Moody’s joined Fitch and S&P, the Big Three credit rating agencies, in deeming the County to be very creditworthy and unlikely to default on its financial obligations. In upgrading the County’s rating from Aa2 to Aa1, Moody’s cited its “strong and stable financial position” and “strong management team that has positioned the County well to address ongoing challenges,” among other factors.

Treasurer and Tax Collector Joseph Kelly estimates every upgrade in the County’s long-term credit rating can slash interest and debt service payments on a $100 million loan by as much as $3 million over a 30-year period.

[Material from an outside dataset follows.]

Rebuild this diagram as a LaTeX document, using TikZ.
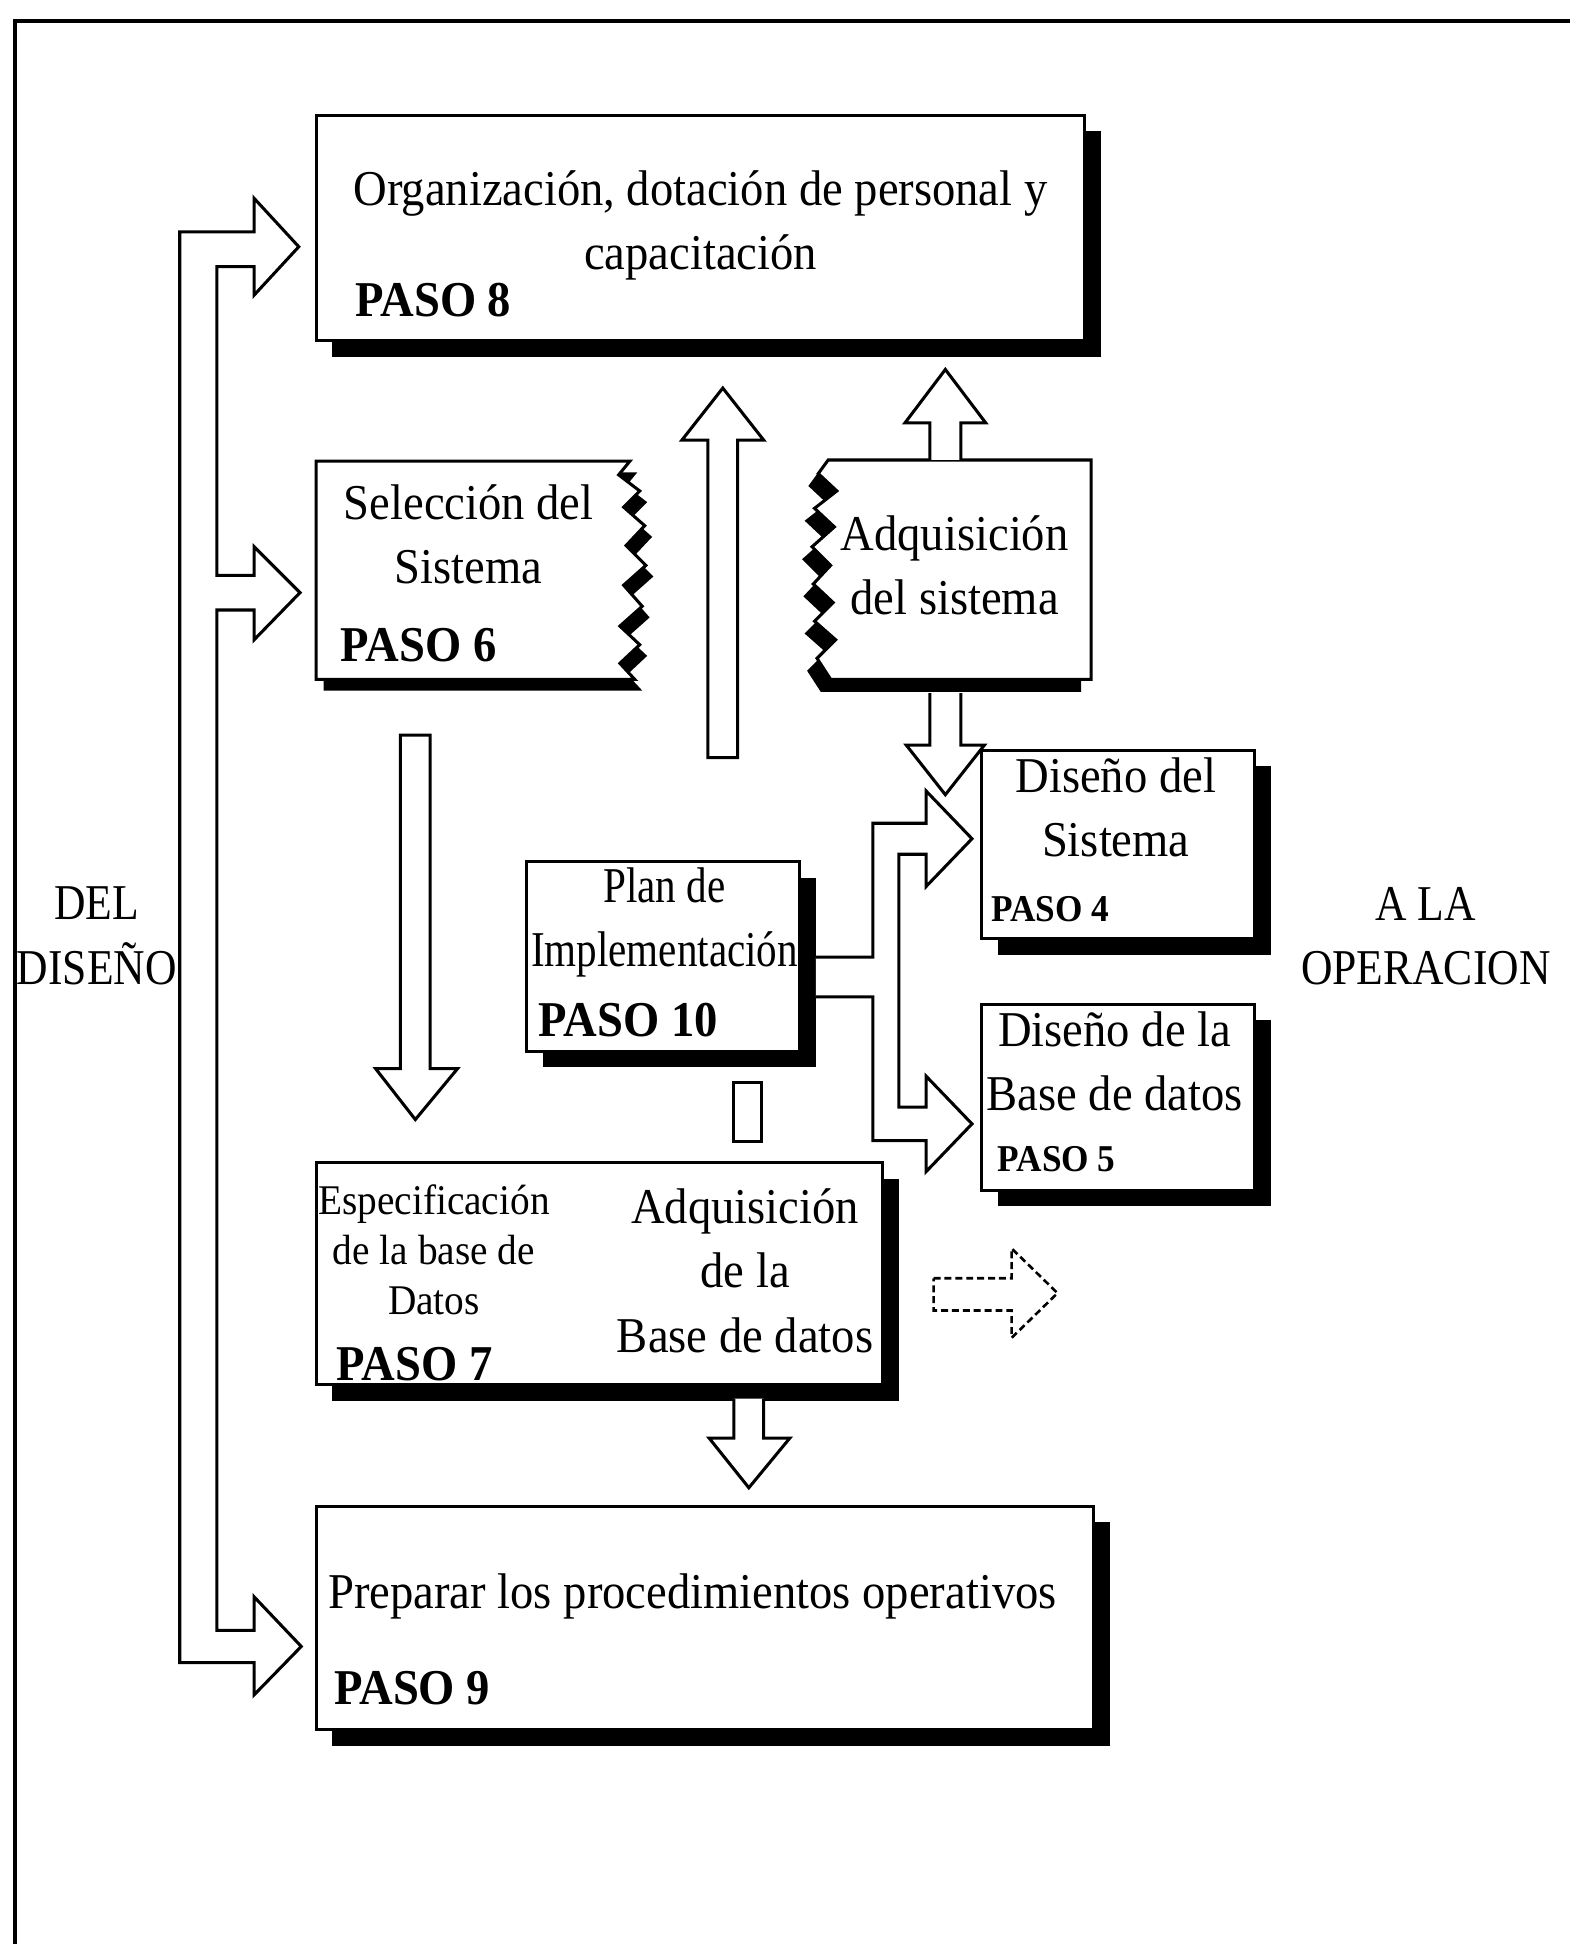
\documentclass[tikz,border=0pt]{standalone}
\usepackage{fontspec}
\setmainfont{Liberation Serif}[FakeStretch=0.93]
\newfontfamily\angosta{Liberation Serif}[FakeStretch=0.82]
\newfontfamily\medio{Liberation Serif}[FakeStretch=0.87]
\usetikzlibrary{shadows}

\tikzset{
  stepbox/.style={draw, fill=white, line width=0.7pt, inner sep=0pt,
    drop shadow={shadow xshift=1.3mm, shadow yshift=-1.3mm, opacity=1, fill=black}},
  blockarrow/.style={draw, fill=white, line width=0.7pt, line join=miter},
  txt/.style={font=\fontsize{11.5}{14.8}\selectfont, align=center, inner sep=0pt},
  txtchico/.style={font=\fontsize{9.7}{11.4}\selectfont, align=center, inner sep=0pt},
  paso/.style={font=\fontsize{11.5}{14}\selectfont\bfseries, anchor=west, inner sep=0pt},
  pasochico/.style={font=\fontsize{8.7}{10}\selectfont\bfseries, anchor=west, inner sep=0pt},
}

\begin{document}
\begin{tikzpicture}[x=0.1mm,y=-0.1mm]
\useasboundingbox (0,0) rectangle (1266,1568);

%% marco
\draw[line width=1pt] (12,1568) -- (12,17) -- (1266,17);

%% cajas con sombra
\node[stepbox, minimum width=62mm, minimum height=18.2mm] (b8) at (565,184) {};
\node[stepbox, minimum width=22mm, minimum height=15.2mm] (b4) at (902,681) {};
\node[stepbox, minimum width=22mm, minimum height=15mm] (b5) at (902,885) {};
\node[stepbox, minimum width=22mm, minimum height=15.3mm] (b10) at (535,771.5) {};
\node[stepbox, minimum width=45.7mm, minimum height=17.9mm] (b7) at (483.5,1027.5) {};
\node[stepbox, minimum width=62.7mm, minimum height=18mm] (b9) at (568.5,1305) {};

%% PASO 6, borde roto a la derecha
\begin{scope}[shift={(6,9)}]
\fill (255,372) -- (508,372) -- (499,383) -- (516,396) -- (503,409) -- (520,424)
  -- (505,440) -- (521,456) -- (503,472) -- (518,489) -- (500,505) -- (516,520)
  -- (500,535) -- (512,548) -- (255,548) -- cycle;
\end{scope}
\draw[fill=white, line width=0.7pt] (255,372) -- (508,372) -- (499,383) -- (516,396)
  -- (503,409) -- (520,424) -- (505,440) -- (521,456) -- (503,472) -- (518,489)
  -- (500,505) -- (516,520) -- (500,535) -- (512,548) -- (255,548) -- cycle;

%% adquisicion del sistema, borde roto a la izquierda
\begin{scope}[shift={(-8,10)}]
\fill (880,371) -- (668,371) -- (660,382) -- (675,396) -- (657,410) -- (673,425)
  -- (655,441) -- (670,456) -- (656,471) -- (672,486) -- (657,501) -- (674,516)
  -- (659,531) -- (670,548) -- (880,548) -- cycle;
\end{scope}
\draw[fill=white, line width=0.7pt] (880,371) -- (668,371) -- (660,382) -- (675,396)
  -- (657,410) -- (673,425) -- (655,441) -- (670,456) -- (656,471) -- (672,486)
  -- (657,501) -- (674,516) -- (659,531) -- (670,548) -- (880,548) -- cycle;

%% flechas de la izquierda (del diseno)
\draw[blockarrow] (145,187) -- (205,187) -- (205,160) -- (241,199) -- (205,238)
  -- (205,215) -- (175,215) -- (175,464) -- (205,464) -- (205,441) -- (242,478)
  -- (205,516) -- (205,492) -- (175,492) -- (175,1315) -- (205,1315) -- (205,1288)
  -- (243,1328) -- (205,1367) -- (205,1341) -- (145,1341) -- cycle;

%% flechas hacia PASO 4 y PASO 5
\draw[blockarrow] (658,772) -- (704,772) -- (704,664) -- (747,664) -- (747,638)
  -- (784,676.5) -- (747,715) -- (747,689) -- (725,689) -- (725,893) -- (747,893)
  -- (747,868) -- (784,906.5) -- (747,945) -- (747,920) -- (704,920) -- (704,804)
  -- (658,804);

%% flechas rectas
\draw[blockarrow] (571,611) -- (571,355) -- (550,355) -- (583,313) -- (616,355)
  -- (595,355) -- (595,611) -- cycle;
\draw[blockarrow] (750,371) -- (750,341) -- (730,341) -- (762.5,298) -- (795,341)
  -- (775,341) -- (775,371);
\draw[blockarrow] (750,559) -- (750,601) -- (731,601) -- (762.5,641) -- (794,601)
  -- (775,601) -- (775,559);
\draw[blockarrow] (323,593) -- (347,593) -- (347,862) -- (369,862) -- (335,903)
  -- (303,862) -- (323,862) -- cycle;
\draw[blockarrow] (592,1128) -- (592,1160) -- (572,1160) -- (604,1200) -- (637,1160)
  -- (616,1160) -- (616,1128);
\draw[line width=0.7pt] (592,873) rectangle (614,921);
\draw[dash pattern=on 1.6pt off 0.9pt, line width=0.6pt] (753,1031) -- (816,1031)
  -- (816,1007) -- (853,1043) -- (816,1079) -- (816,1057) -- (753,1057) -- cycle;

%% textos
\node[txt] (t8) at (565,182) {Organización, dotación de personal y\\capacitación};
\node[paso] (p8) at (286,242) {PASO 8};
\node[txt] (t6) at (378,431) {Selección del\\Sistema};
\node[paso] (p6) at (274,520) {PASO 6};
\node[txt] (ta) at (770,456) {Adquisición\\del sistema};
\node[txt] (t4) at (900,651) {Diseño del\\Sistema};
\node[pasochico] (p4) at (799,733) {PASO 4};
\node[txt] (t5) at (899,856) {Diseño de la\\Base de datos};
\node[pasochico] (p5) at (804,935) {PASO 5};
\node[txt, font=\fontsize{11.5}{14.8}\angosta] (t10) at (536,744) {Plan de\\Implementación};
\node[paso] (p10) at (434,823) {PASO 10};
\node[txtchico] (t7) at (350,1008) {Especificación\\de la base de\\Datos};
\node[paso] (p7) at (271,1100) {PASO 7};
\node[txt] (tb) at (601,1025) {Adquisición\\de la\\Base de datos};
\node[txt, anchor=west] (t9) at (264,1288) {Preparar los procedimientos operativos};
\node[paso] (p9) at (269,1362) {PASO 9};
\node[txt, font=\fontsize{11.5}{14.8}\medio] (del) at (78,755) {DEL\\DISEÑO};
\node[txt, font=\fontsize{11.5}{14.8}\medio] (ope) at (1150,755) {A LA\\OPERACION};

\end{tikzpicture}
\end{document}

The Big Three also assigned the highest short-term rating to the County’s $800 million Tax and Revenue Anticipation Note (TRAN) issuance, which will finance current operations before tax revenues are received.

“Excellent credit ratings mean lower interest payments, saving the County millions of dollars that can instead be used to pay for critically needed public services,” said Board of Supervisors Chairman Mark Ridley-Thomas. “It also validates the County’s prudent, disciplined and conservative fiscal management with long-term strategic planning over the last several years.”

The credit ratings upgrade came after Board Chairman Ridley-Thomas, along with the County’s Chief Executive Officer Sachi Hamai, Auditor-Controller John Naimo, and Treasurer and Tax Collector Joseph Kelly met with representatives of the Big Three in New York late last month. Health Agency Director Mitch Katz, M.D. participated by teleconference.

They discussed the County’s efforts to build reserves, pre-fund long-term liabilities, and stabilize the Department of Health Services during a time of uncertainty over the fate of the Affordable Care Act. They also noted the County successfully went to voters seeking ongoing revenue for combatting homeless, which constitutes a threat to the solvency of the County with respect to the drain on resources associated with law enforcement and emergency health services.

The County, which has a budget of approximately $30 billion, has a track record of fiscally responsible practices, which allowed it to weather the Great Recession without substantial service cutbacks or any layoffs.